Tuesday, January 24, 2012

Staying positive

I was reading a post on Peace, Love & Fostering this morning and my comment in response was becoming so long I realized it probably deserved it's own post.

The title of the post was"The power of being positive" and it made the excellent point that the perceived history of a rescue dog is far less important than talking about what you actually know about the dog, and of course dwelling on the positive rather than the sob story. Do please go and read her excellent original post, as that's a rather poor paraphrasing job. Besides which you have to meet her lovely foster Baxter - and if you're in their area, he's an absolute gem of a dog waiting for a lucky forever home.

I used to pass a billboard for a local shelter on my train home from work. Those prime advertising spots are pretty expensive and every time I passed it I would feel frustrated by the missed opportunity. The picture was of a fluffy little thing with the saddest puppy eyes and as it gazed mournfully at the commuters all I could think about was getting home for a slobbery welcome from my bouncy dog. I always wondered how much more effective the ad would have been if it had reminded all the weary commuters that they could pick up the best welcome home ever at the local shelter!

People can be wonderfully compassionate but they're also inherently a bit selfish - I believe that most decide to take on the responsibility of a pet because of what they believe that will add to their life. While many of us are willing to take on a challenging dog if they happen to come our way, does anyone actually trawl the internet looking for the saddest sob story? Or do they at least start by looking for a dog with the kind of characteristics that suit their lifestyle - whether that be a bouncing athlete, a laid-back snugglebug or a come-with social butterfly?

If you're currently fostering, think about everything you love about your dog and make sure that's the first thing you're communicating to potential adopters. After all, her forever family will probably fall in love for the same reasons.

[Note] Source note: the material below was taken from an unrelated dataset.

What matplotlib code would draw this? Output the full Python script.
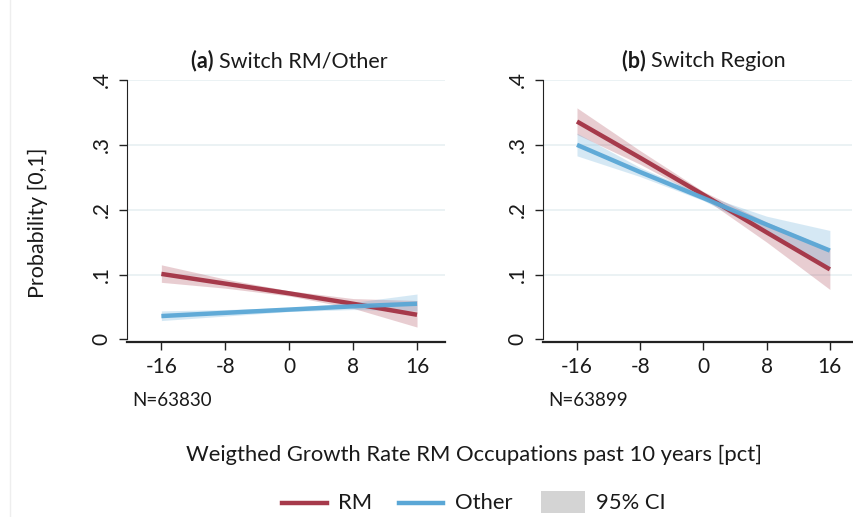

Although I was going to wait until tomorrow to post about our new arrival, I can't quite contain my excitement, so meet Nala:

She arrived just two hours ago and is a bit too tired out by all the excitement to pose for  a photo tonight. So far she's discovered that couches are a fantastic invention and giant foster brothers wear themselves out pretty quickly and pass out on the bed after first introductions. I'm looking forward to introducing her to baths in a few days, once her spay stitches have had some time to heal, but in the meantime she has the most beautiful, trusting little eyes. She promises to bat her eyelashes for some photos tomorrow.


  1. Nala is adorable! I hope she finds a wonderful home very soon!

  2. Welcome Nala! Such an exciting day for her, for sure!

  3. What a cutie! We agree on being positive... some volunteers/fosters in our rescue focus on the negative when telling someone about a dog - I fully believe all of the dogs traits should be reveled when someone is interested, but there's a better way to say "he's a friggin' psycho in the crate!" Drives me nuts.
    -Corbin & momma Jenn

  4. Great points- no one is going to be convinced to adopt a dog because of all it's terrible experiences. They'll want the dog because it loves to play fetch and give kisses! Miss Nala looks like she totally earned a nap on the couch- I can't wait to see more pictures!

  5. you are SO right about that ad. you should write to them!